A New Framework Combining Diffusion Models and the Convolution Classifier for Generating Images from EEG Signals

🔥INFO

Blog: 2025/07/31 by IgniSavium

Title: A New Framework Combining Diffusion Models and the Convolution Classifier for Generating Images from EEG Signals
Authors: Guangyu Yang and Jinguo Liu (CAS)
Published: April 2024
Comment: Brain Science
URL: http://dx.doi.org/10.3390/brainsci14050478

🥜TLDR: EEG Conv-Encoder + PEFT SD.

Motivation

This paper aims to address the challenge of generating high-quality images from complex EEG signals—characterized by low spatial resolution and noise—by proposing a novel EEG-ConDiffusion framework that overcomes the limitations of prior EEG-to-image methods such as LSTM, GANs, and VAEs through effective CNN-based feature extraction and fine-tuning of a pretrained stable diffusion model.

Model

Architecture

Train EEG encoder by classification task.
Train SD partially by reconstruction

During the model fine-tuning process, we fix the remainder of the SD model and optimize the CLIP text encoder \(τ_θ(y)\), cross-attention head, and projection head at the same time...... EEG feature vectors that have undergone feature extraction and position encoding are used instead of text input to the pretrained CLIP Embedder.
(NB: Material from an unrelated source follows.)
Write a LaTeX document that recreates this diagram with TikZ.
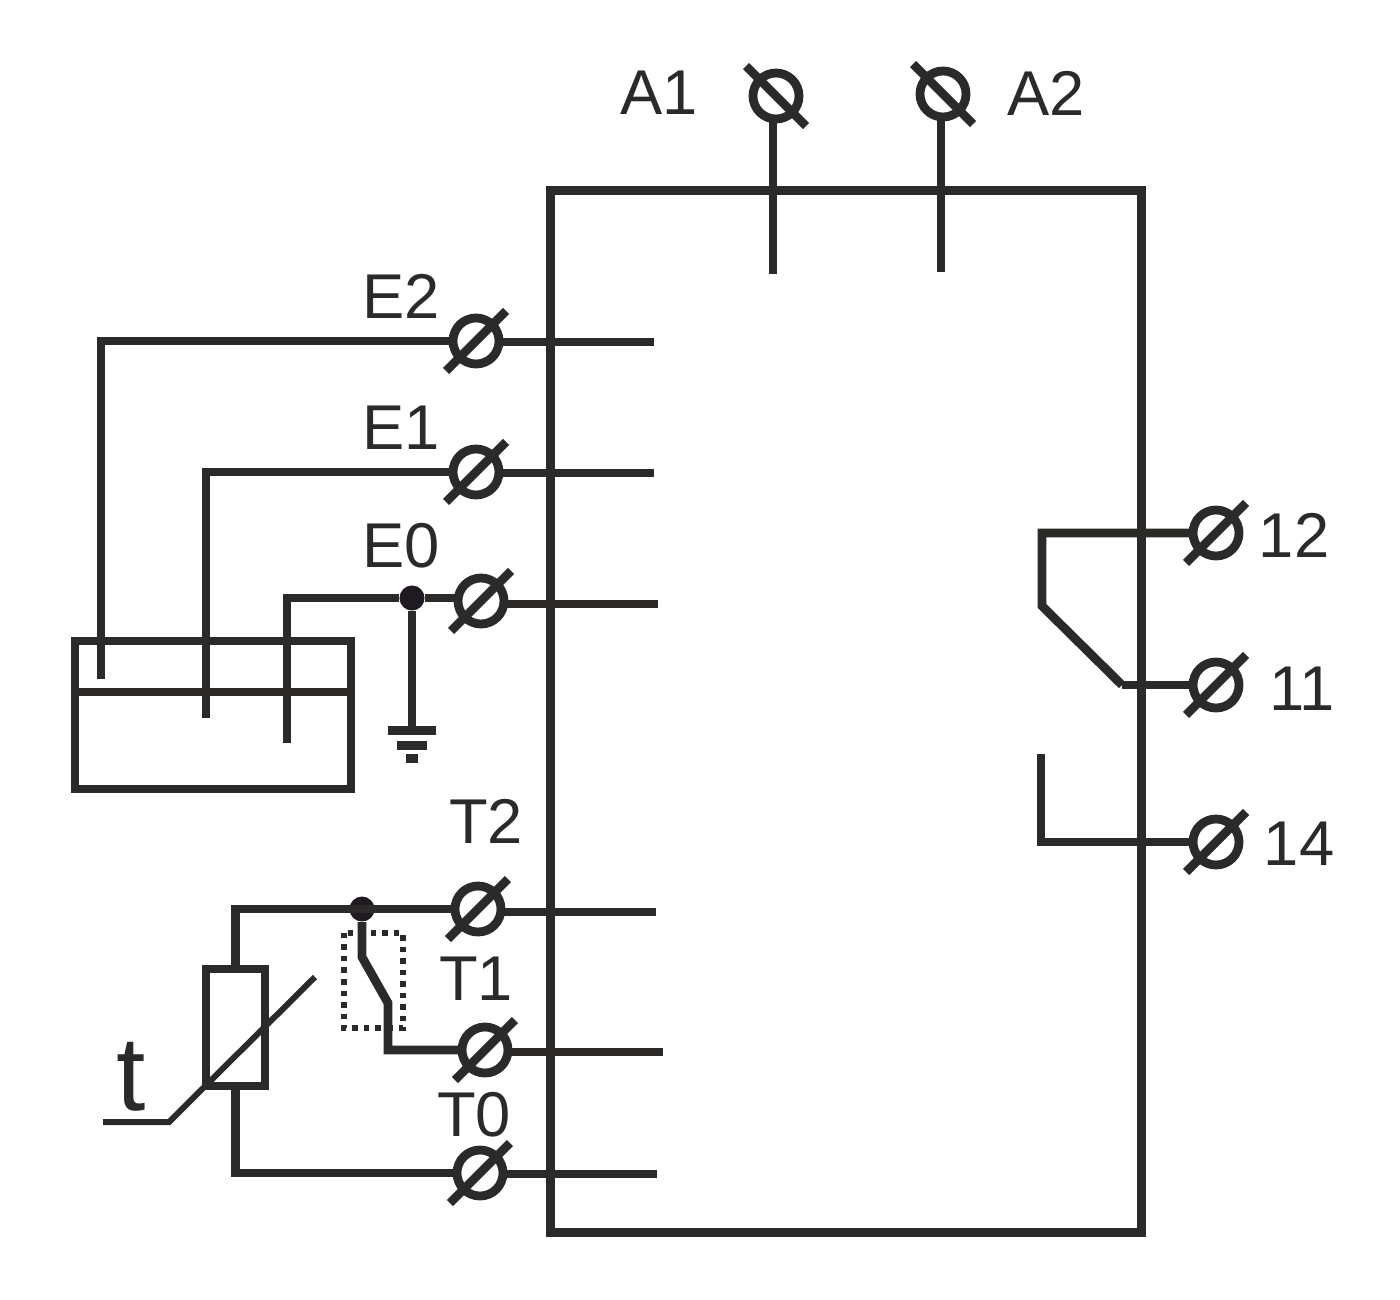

The CLIP Embedder was fine-tuned to help align the EEG feature vector space with the image feature space. Fine-tuning the cross-attention head is essential for bridging the pretraining conditional space and the latent space of the EEG features.
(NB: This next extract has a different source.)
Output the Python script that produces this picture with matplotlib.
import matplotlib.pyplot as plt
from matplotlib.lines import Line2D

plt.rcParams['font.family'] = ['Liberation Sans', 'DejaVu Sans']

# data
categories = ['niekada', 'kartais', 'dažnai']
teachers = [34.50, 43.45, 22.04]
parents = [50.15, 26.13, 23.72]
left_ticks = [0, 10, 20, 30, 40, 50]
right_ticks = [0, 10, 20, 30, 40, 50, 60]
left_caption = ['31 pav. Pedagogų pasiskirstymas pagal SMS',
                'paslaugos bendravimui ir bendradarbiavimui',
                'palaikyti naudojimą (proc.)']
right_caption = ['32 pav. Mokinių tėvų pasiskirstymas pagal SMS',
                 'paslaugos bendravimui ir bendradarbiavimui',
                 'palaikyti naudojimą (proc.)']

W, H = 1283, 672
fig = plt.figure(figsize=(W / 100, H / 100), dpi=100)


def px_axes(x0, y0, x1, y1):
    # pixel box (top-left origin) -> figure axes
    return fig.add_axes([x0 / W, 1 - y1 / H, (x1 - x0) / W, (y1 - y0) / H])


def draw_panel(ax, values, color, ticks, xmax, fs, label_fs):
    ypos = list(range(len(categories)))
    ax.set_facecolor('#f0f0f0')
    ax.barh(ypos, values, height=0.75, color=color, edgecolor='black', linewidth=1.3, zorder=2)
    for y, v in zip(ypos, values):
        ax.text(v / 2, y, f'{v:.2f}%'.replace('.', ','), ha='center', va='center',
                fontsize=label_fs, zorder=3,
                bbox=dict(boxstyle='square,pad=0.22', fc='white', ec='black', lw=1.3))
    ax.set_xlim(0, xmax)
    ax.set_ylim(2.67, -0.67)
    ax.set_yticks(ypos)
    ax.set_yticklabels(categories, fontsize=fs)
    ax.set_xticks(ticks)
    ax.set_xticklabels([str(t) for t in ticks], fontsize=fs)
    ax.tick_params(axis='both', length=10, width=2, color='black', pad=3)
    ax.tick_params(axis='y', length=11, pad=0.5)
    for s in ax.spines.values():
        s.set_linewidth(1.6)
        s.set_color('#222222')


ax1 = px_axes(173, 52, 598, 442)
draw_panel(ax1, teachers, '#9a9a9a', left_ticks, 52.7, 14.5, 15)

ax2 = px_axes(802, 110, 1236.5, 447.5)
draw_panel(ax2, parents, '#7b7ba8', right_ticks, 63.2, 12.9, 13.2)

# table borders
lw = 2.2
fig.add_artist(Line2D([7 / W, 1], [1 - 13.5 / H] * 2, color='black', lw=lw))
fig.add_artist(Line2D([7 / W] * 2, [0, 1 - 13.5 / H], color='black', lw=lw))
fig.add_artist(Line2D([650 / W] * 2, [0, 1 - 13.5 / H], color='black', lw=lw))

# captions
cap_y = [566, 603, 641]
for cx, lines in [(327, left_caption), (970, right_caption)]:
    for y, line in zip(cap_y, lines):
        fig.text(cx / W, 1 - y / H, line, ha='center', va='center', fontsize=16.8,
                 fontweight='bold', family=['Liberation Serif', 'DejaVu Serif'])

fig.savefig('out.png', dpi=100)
🧐CLIP text embedder is very possibly NOT efficient here (big space gap between EEG Feature and Pure Text).

EEG encoder utilizes temporal + spatial convolutions.

Evaluation

frequency band influences

1-70Hz performs much better than 5-95Hz
Subject Variance is very obvious for performance

inter-subject generalizability

Use S1 weight as anchor.

🧐Inception Score purely emphasizes the entropy of prediction scores, not very enough to show accuracy.